How frequently should an organization conduct stress testing?
The frequency of stress testing depends on several factors, including the criticality of the application, the pace of development, and the release cycle. For critical systems, I recommend conducting full stress tests at least quarterly, and after any major architectural changes or significant feature releases. Automated baseline performance tests should run with every code commit or nightly build within your CI/CD pipeline.
Can stress testing be performed in a production environment?
While some specialized chaos engineering techniques might involve controlled experiments in production, performing traditional stress testing directly on a live production environment is generally ill-advised. It carries a high risk of service disruption, data corruption, and negative customer impact. A dedicated, production-like staging or pre-production environment is always the preferred and safest approach.
What are common bottlenecks uncovered by stress testing?
Common bottlenecks revealed by stress testing include database performance issues (slow queries, connection pool exhaustion), inefficient code or algorithms, insufficient server resources (CPU, memory), network latency or bandwidth limitations, external API rate limits, and contention points in shared resources or locks within the application. Identifying these requires detailed monitoring and tracing during the tests.
Is open-source software sufficient for all stress testing needs?

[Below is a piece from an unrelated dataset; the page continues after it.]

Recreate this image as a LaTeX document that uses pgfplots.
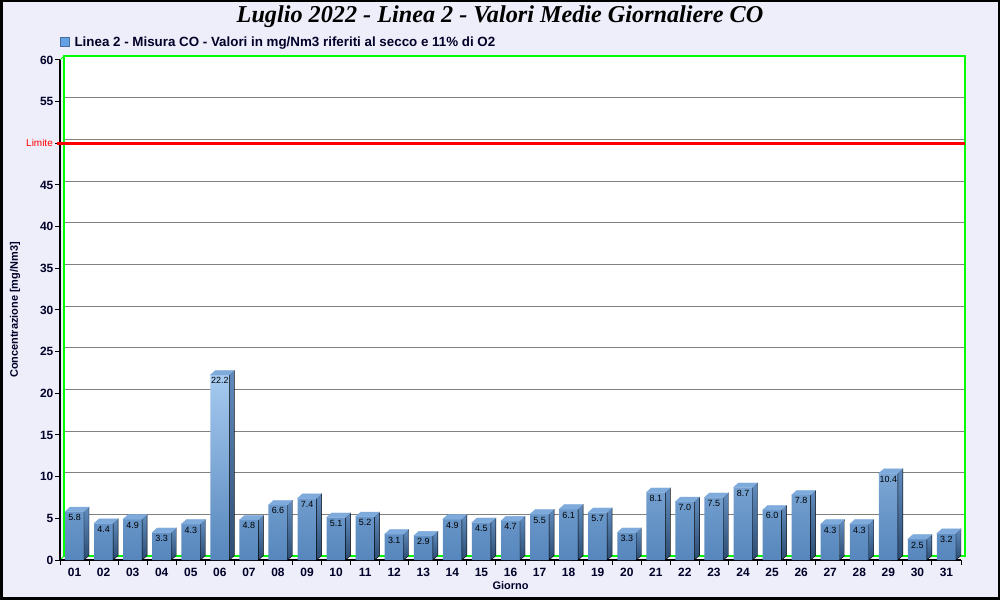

For many scenarios, powerful open-source tools like Apache JMeter or Gatling are entirely sufficient and offer incredible flexibility. However, for large-scale enterprise environments with complex protocols, advanced reporting requirements, comprehensive analytics, and dedicated vendor support, commercial solutions often provide additional value. The choice typically depends on the specific project’s scale, budget, and internal expertise.